A reporter yells from the floor, “Has there been any contact?”
“No.”
“Do you have any proof that Piper is alive?”
“No.”
“So she could be dead?”
Sarah Hadley confronts the questioner with steel in her voice. “Our daughter is alive.”
Drury puts a hand on her shoulder. Sarah falls silent.
“The chief constable has ordered a review of the original investigation in light of the new information. In particular, we are seeking witnesses who may have seen Piper Hadley and Natasha McBain on the evening of Saturday, August 30, 2008. That was the last night of the Bingham Summer Festival.” Drury looks directly at the TV cameras. “Did you see the girls? Did you talk to them? Did you see them getting into a car? Please ignore past information that has been made public. Whatever you may have heard or read, don’t assume the police know everything about the last movements of Piper and Natasha.”
Drury takes a sheet of paper from his pocket and unfolds it on the table.

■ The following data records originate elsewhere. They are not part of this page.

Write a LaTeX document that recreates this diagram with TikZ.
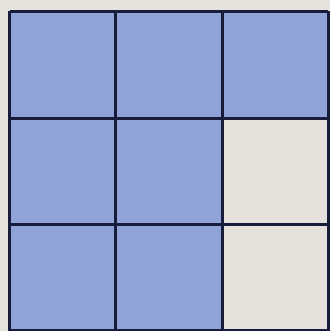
\documentclass[tikz,border=0pt]{standalone}
\definecolor{bg}{RGB}{230,226,222}
\definecolor{cellblue}{RGB}{143,163,214}
\definecolor{cellgrey}{RGB}{228,224,220}
\definecolor{gridline}{RGB}{22,28,58}
\begin{document}
\begin{tikzpicture}[x=1pt,y=-1pt,
  gridstroke/.style={draw=gridline,line width=3pt}]
\fill[bg] (0,0) rectangle (330,331);
\useasboundingbox (0,0) rectangle (330,331);
% blue cells
\fill[cellblue] (9.5,11.5) rectangle (328,118.5);
\fill[cellblue] (9.5,118.5) rectangle (222.5,330);
% grey cells
\fill[cellgrey] (222.5,118.5) rectangle (328,330);
% grid lines
\foreach \x in {9.5,115.5,222.5,328} \draw[gridstroke] (\x,11.5) -- (\x,331);
\foreach \y in {11.5,118.5,224,330} \draw[gridstroke] (9.5,\y) -- (328,\y);
\end{tikzpicture}
\end{document}
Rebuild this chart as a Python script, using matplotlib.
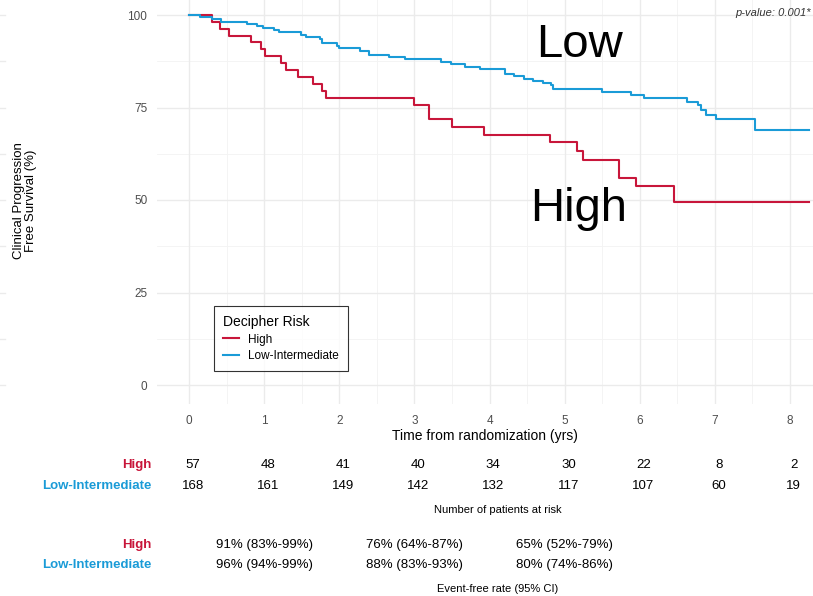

“I’m going to take the unusual step today of releasing details of a psychological profile drawn up by Professor Joseph O’Loughlin—a clinical psychologist who has been assisting our investigation. I’m not going to release the full profile for operational reasons, but I will give certain details, which I hope will trigger memories or encourage witnesses to come forward.
“According to Professor O’Loughlin, the suspect we are looking for is likely to be aged between thirty-five and fifty-five, of above average intelligence, with a detailed kno
wledge of the area. This wasn’t a random kidnapping—he chose Piper and Natasha for a reason. He may well know them.
“He is likely to live alone or in a domestic arrangement where nobody questions his movements or unexplained absences. He has an isolated house or a secret room or basement where he was holding Natasha McBain. He brought her food, water, clothing… someone must have seen him come and go.
“He was out in the blizzard last Saturday night. Perhaps you saw him. He may have smelled of smoke or had stained clothing. Please come forward if you have any information.”
Again the questions start and Drury raises his hand, calling for quiet.
“Please, I will leave time for questions. For the moment, can we let Mr. and Mrs. Hadley speak?”
He pushes the microphone along the table. Dale Hadley leans forward.
“First of all, I want… I mean, we want… we want to thank the public for its support and kindness. We also want to offer our condolences to Natasha’s family and say how sorry we are that she didn’t make it home. I know they never gave up hope.” He takes Sarah’s hand. “Neither have we. That’s why we’re appealing for your help. Whoever did this has torn my family apart. So if you do know something, if you suspect someone, if you have seen or heard something suspicious, please pick up the phone.”
The flashguns are firing, revealing every tic and tremor, pain measured in micro-expressions. Sarah takes the microphone. There is something cold and brittle about her, like ice forming into crystals. The search is what sustains her. It is the sinew that holds her together. Everything else might crumble, but not her desire to find Piper. She will not rest. She will not sleep. She has to know the truth.
I have experienced that sense of certainty. When Gideon Tyler kidnapped Charlie. When he knocked her from her pushbike and chained her to a sink with masking tape wrapped around her head and a breathing tube in her mouth. When these things happened, I remember how my throat tightened and my bowels liquefied and panic carved through my soft organs. But I knew one thing for certain. I would never stop looking until I found her.
Sarah stares directly into the cameras. “If you’re the person holding Piper, if you’re listening to this or watching this, the time has come to let her go. Let her come home.”